Retype exactly what runs from the first line of the data to the line with "data\u2014set targets from", keeping both of those lines and skipping pictures.

=-=-=

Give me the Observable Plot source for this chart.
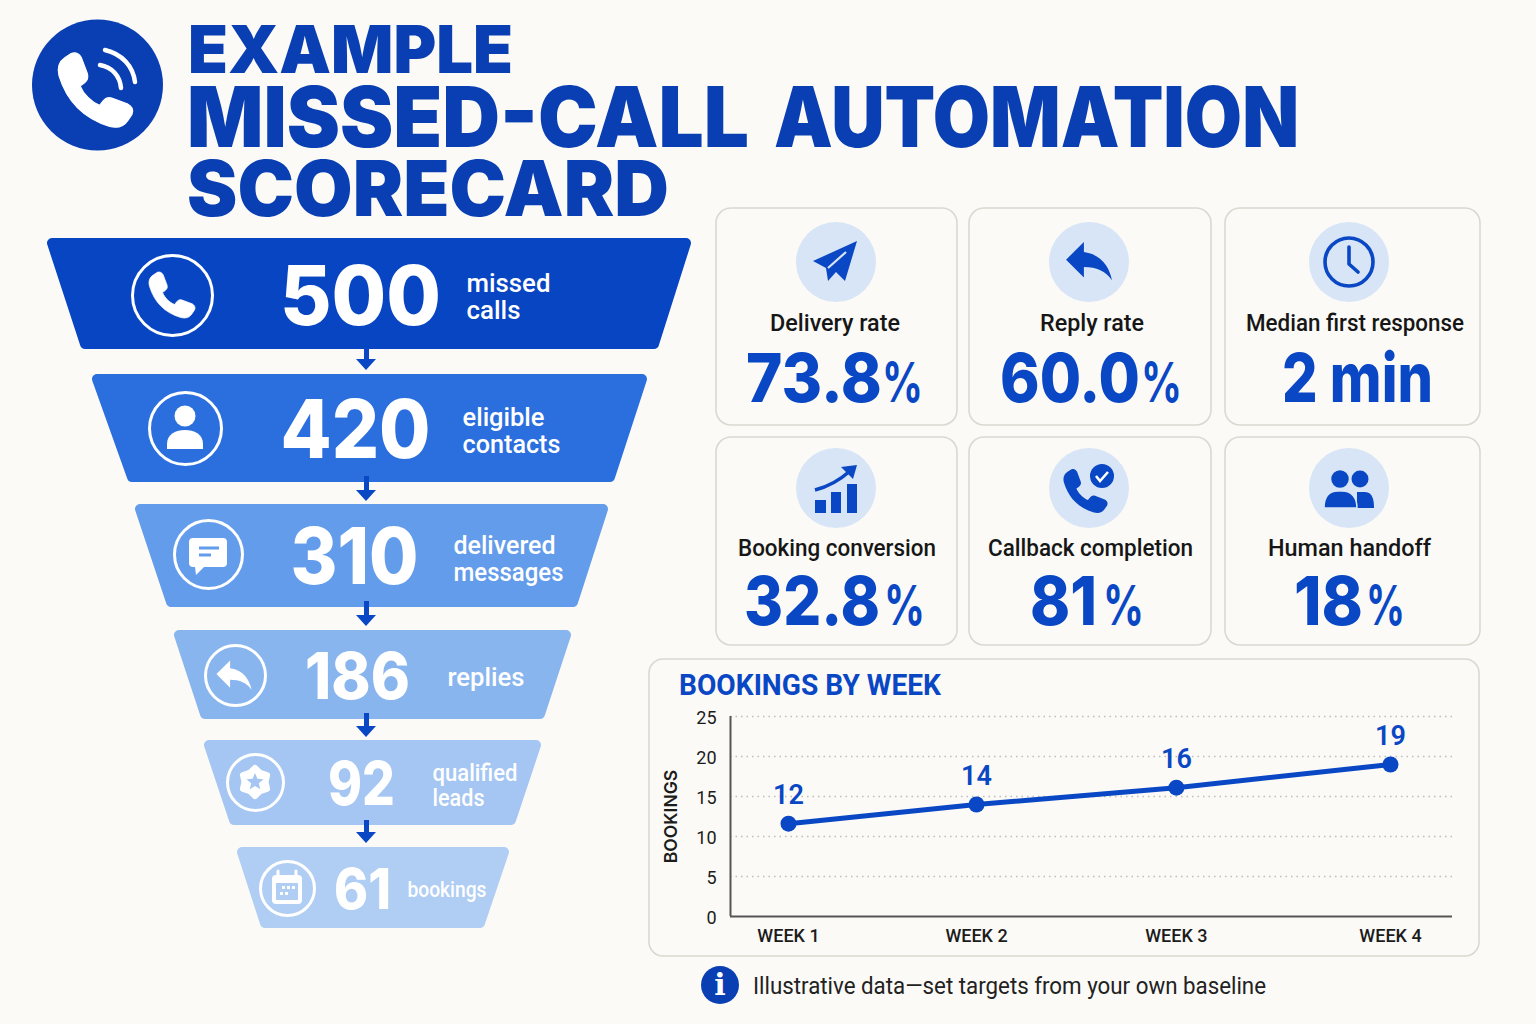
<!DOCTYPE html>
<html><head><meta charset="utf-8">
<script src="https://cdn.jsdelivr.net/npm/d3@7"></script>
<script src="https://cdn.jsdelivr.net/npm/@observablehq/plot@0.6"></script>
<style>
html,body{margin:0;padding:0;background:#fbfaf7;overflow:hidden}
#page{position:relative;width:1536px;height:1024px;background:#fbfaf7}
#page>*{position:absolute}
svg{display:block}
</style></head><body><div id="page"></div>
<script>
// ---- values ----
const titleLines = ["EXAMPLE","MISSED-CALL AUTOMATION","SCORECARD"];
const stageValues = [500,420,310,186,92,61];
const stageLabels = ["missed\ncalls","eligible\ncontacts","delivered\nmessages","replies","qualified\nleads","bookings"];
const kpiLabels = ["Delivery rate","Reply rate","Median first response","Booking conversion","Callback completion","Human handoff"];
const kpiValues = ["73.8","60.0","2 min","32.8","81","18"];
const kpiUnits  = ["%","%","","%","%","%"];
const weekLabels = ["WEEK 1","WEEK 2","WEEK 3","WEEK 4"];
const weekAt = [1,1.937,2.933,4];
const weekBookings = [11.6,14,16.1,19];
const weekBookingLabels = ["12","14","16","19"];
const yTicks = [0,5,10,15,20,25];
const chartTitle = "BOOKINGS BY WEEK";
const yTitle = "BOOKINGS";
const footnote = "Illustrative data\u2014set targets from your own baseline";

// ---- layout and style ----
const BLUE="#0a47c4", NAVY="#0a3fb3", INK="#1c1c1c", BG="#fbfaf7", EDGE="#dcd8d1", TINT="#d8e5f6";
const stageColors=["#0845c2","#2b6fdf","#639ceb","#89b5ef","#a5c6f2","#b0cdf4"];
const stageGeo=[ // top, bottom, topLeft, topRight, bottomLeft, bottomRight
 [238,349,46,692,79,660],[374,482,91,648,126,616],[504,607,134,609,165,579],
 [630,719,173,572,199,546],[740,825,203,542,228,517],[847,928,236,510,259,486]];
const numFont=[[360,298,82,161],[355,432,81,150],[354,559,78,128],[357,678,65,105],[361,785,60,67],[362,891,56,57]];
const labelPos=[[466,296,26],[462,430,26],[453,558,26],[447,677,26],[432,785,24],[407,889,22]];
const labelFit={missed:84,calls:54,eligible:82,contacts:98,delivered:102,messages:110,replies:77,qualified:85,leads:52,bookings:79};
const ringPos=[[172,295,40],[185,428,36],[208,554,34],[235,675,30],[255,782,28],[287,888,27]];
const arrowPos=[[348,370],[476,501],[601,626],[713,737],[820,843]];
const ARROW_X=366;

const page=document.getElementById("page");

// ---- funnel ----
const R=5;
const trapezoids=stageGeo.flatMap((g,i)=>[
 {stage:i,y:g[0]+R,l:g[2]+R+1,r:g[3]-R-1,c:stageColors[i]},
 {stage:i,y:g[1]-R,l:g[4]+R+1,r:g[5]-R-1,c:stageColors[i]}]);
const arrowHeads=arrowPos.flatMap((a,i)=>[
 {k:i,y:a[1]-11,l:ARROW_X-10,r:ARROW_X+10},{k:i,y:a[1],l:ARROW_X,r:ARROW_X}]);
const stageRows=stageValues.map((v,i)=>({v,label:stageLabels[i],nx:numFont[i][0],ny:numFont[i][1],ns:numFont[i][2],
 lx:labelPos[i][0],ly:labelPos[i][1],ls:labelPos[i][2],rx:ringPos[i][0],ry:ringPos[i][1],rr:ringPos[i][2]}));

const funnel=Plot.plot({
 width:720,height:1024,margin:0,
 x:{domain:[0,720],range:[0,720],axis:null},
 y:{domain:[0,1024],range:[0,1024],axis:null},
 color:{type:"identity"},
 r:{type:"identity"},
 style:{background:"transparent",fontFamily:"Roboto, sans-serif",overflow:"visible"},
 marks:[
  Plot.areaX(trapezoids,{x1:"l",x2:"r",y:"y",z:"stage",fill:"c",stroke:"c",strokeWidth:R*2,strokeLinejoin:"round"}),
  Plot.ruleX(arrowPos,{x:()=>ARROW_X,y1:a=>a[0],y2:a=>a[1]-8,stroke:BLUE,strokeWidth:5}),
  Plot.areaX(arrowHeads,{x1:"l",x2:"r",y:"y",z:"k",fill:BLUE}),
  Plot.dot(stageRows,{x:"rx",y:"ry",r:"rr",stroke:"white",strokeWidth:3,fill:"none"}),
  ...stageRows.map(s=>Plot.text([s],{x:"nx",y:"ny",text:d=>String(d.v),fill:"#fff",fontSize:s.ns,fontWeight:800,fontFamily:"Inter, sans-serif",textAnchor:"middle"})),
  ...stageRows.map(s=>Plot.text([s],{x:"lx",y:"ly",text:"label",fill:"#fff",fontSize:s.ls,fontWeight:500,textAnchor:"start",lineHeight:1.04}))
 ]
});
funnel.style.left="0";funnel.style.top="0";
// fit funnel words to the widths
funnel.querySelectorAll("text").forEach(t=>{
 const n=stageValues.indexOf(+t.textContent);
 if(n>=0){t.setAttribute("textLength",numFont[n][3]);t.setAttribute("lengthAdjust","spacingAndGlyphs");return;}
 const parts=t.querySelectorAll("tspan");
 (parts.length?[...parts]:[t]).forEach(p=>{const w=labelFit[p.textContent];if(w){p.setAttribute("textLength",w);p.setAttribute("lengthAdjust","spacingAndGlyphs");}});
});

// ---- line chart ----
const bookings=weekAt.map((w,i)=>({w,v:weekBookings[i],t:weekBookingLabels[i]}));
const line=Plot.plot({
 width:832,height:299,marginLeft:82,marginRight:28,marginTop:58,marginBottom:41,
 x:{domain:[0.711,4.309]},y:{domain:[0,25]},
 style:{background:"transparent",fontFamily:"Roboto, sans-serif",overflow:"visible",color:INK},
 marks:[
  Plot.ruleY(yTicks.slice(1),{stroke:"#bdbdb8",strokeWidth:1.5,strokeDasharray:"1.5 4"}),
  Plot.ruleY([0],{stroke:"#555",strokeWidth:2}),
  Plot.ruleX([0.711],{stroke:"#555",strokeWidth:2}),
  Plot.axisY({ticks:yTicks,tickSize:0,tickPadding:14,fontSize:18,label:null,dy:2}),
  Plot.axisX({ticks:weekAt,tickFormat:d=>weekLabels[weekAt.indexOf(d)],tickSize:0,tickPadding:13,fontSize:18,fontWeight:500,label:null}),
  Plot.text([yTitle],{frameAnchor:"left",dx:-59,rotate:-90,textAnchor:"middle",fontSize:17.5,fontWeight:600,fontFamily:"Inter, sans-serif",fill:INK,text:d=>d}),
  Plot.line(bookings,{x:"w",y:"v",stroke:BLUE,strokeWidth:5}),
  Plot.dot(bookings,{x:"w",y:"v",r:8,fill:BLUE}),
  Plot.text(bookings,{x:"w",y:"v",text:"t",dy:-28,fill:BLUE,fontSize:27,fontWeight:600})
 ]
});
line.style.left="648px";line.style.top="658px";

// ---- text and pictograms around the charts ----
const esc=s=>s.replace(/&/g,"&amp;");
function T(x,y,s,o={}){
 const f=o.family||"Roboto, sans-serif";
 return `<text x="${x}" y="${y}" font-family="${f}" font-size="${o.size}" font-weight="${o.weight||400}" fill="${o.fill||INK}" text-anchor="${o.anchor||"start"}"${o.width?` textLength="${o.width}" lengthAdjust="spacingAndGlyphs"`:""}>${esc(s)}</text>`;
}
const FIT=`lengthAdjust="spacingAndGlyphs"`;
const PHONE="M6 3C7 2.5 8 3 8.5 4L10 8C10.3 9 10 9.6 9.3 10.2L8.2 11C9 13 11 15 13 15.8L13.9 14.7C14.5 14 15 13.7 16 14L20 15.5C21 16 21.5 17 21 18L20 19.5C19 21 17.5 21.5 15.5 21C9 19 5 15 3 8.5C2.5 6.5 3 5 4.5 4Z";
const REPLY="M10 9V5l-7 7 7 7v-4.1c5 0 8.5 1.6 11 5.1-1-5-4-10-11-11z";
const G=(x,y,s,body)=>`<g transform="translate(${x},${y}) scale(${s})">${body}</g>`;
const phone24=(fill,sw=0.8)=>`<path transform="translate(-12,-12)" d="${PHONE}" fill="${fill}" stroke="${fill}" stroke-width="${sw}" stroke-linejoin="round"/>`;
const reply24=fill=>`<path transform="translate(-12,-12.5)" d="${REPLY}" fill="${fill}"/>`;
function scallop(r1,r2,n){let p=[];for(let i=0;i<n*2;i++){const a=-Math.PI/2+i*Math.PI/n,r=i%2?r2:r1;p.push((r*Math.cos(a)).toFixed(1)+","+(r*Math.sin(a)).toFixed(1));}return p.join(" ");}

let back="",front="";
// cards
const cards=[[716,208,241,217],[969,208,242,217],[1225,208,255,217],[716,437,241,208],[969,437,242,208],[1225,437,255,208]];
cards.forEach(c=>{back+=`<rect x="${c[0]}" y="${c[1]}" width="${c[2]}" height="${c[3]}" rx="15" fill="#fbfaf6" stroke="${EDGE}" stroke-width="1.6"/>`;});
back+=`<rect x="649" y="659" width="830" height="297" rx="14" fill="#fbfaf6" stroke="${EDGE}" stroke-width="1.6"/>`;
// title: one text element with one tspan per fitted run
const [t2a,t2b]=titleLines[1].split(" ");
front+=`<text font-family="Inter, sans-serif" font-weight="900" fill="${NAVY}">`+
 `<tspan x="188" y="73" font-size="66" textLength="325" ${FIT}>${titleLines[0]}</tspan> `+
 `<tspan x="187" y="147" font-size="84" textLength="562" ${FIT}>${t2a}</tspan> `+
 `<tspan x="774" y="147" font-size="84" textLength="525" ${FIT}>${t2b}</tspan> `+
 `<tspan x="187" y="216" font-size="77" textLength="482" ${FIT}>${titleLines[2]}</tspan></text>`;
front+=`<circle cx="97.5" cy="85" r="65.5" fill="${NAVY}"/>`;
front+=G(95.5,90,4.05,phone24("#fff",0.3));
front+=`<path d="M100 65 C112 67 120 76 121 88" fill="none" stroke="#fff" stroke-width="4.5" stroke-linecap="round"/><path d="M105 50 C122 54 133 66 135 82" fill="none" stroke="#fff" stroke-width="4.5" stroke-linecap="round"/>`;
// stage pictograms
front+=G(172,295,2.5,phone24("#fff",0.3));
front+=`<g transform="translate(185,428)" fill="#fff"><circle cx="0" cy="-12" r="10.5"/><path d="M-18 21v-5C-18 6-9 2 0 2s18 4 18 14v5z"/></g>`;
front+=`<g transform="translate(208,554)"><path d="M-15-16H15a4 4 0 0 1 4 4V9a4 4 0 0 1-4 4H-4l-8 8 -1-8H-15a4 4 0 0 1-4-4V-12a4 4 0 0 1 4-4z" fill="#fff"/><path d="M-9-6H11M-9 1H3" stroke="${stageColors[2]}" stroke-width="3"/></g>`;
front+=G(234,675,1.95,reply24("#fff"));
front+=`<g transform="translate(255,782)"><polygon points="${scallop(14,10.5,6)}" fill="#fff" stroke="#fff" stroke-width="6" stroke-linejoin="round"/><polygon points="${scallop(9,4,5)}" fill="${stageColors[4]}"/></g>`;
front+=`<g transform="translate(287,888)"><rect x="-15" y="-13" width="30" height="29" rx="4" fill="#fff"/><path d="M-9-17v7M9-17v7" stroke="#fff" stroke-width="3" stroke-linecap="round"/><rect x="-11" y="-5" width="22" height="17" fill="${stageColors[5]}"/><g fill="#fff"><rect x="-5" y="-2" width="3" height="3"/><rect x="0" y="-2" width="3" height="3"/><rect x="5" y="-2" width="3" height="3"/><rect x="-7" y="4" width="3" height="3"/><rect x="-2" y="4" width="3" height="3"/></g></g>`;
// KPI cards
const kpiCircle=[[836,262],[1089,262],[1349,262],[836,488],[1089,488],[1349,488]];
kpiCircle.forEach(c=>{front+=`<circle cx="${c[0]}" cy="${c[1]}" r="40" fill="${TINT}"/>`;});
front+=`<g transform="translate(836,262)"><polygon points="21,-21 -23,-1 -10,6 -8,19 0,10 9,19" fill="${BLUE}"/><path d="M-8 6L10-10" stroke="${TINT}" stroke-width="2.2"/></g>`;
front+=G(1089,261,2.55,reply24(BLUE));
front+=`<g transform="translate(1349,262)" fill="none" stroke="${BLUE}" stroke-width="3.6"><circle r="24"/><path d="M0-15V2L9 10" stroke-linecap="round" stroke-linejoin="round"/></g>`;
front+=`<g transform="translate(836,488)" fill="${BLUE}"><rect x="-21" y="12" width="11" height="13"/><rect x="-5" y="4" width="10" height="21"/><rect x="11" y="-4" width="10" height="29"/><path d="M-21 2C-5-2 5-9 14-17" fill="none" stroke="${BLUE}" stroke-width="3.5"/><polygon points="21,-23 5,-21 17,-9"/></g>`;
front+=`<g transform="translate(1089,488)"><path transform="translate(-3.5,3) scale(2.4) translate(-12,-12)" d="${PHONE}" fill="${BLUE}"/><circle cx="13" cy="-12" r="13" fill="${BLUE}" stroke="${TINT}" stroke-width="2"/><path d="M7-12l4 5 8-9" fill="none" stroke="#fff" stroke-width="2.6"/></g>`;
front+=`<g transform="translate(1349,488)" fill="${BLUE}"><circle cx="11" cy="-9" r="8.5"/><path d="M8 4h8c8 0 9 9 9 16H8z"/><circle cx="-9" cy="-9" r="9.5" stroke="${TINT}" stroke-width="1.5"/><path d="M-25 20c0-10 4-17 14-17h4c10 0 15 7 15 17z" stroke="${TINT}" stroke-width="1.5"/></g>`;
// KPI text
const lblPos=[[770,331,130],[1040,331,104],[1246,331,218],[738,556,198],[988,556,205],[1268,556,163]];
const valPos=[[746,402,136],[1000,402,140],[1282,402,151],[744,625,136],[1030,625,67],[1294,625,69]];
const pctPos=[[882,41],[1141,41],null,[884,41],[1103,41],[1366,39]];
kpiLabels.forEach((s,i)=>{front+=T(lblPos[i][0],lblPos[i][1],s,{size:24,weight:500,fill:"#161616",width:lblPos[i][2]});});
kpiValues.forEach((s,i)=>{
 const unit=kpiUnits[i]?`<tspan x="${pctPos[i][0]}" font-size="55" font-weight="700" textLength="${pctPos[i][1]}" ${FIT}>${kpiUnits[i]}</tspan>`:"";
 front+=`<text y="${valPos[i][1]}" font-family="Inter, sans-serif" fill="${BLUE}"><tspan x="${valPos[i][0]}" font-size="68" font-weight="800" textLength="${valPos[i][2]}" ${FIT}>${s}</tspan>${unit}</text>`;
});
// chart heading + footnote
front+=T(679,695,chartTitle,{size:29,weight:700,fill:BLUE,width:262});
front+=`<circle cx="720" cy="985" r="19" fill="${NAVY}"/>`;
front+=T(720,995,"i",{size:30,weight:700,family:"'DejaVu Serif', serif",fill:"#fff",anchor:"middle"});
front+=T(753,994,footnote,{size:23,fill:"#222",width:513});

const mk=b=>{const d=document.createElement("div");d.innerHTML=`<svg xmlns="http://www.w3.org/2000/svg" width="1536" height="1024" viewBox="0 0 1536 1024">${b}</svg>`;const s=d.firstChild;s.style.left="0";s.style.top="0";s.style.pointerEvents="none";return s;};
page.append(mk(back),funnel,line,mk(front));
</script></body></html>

=-=-=

§ Expected answer:
Give me the Observable Plot source for this chart.
<!DOCTYPE html>
<html><head><meta charset="utf-8">
<script src="https://cdn.jsdelivr.net/npm/d3@7"></script>
<script src="https://cdn.jsdelivr.net/npm/@observablehq/plot@0.6"></script>
<style>
html,body{margin:0;padding:0;background:#fbfaf7;overflow:hidden}
#page{position:relative;width:1536px;height:1024px;background:#fbfaf7}
#page>*{position:absolute}
svg{display:block}
</style></head><body><div id="page"></div>
<script>
// ---- values ----
const titleLines = ["EXAMPLE","MISSED-CALL AUTOMATION","SCORECARD"];
const stageValues = [500,420,310,186,92,61];
const stageLabels = ["missed\ncalls","eligible\ncontacts","delivered\nmessages","replies","qualified\nleads","bookings"];
const kpiLabels = ["Delivery rate","Reply rate","Median first response","Booking conversion","Callback completion","Human handoff"];
const kpiValues = ["73.8","60.0","2 min","32.8","81","18"];
const kpiUnits  = ["%","%","","%","%","%"];
const weekLabels = ["WEEK 1","WEEK 2","WEEK 3","WEEK 4"];
const weekAt = [1,1.937,2.933,4];
const weekBookings = [11.6,14,16.1,19];
const weekBookingLabels = ["12","14","16","19"];
const yTicks = [0,5,10,15,20,25];
const chartTitle = "BOOKINGS BY WEEK";
const yTitle = "BOOKINGS";
const footnote = "Illustrative data\u2014set targets from your own baseline";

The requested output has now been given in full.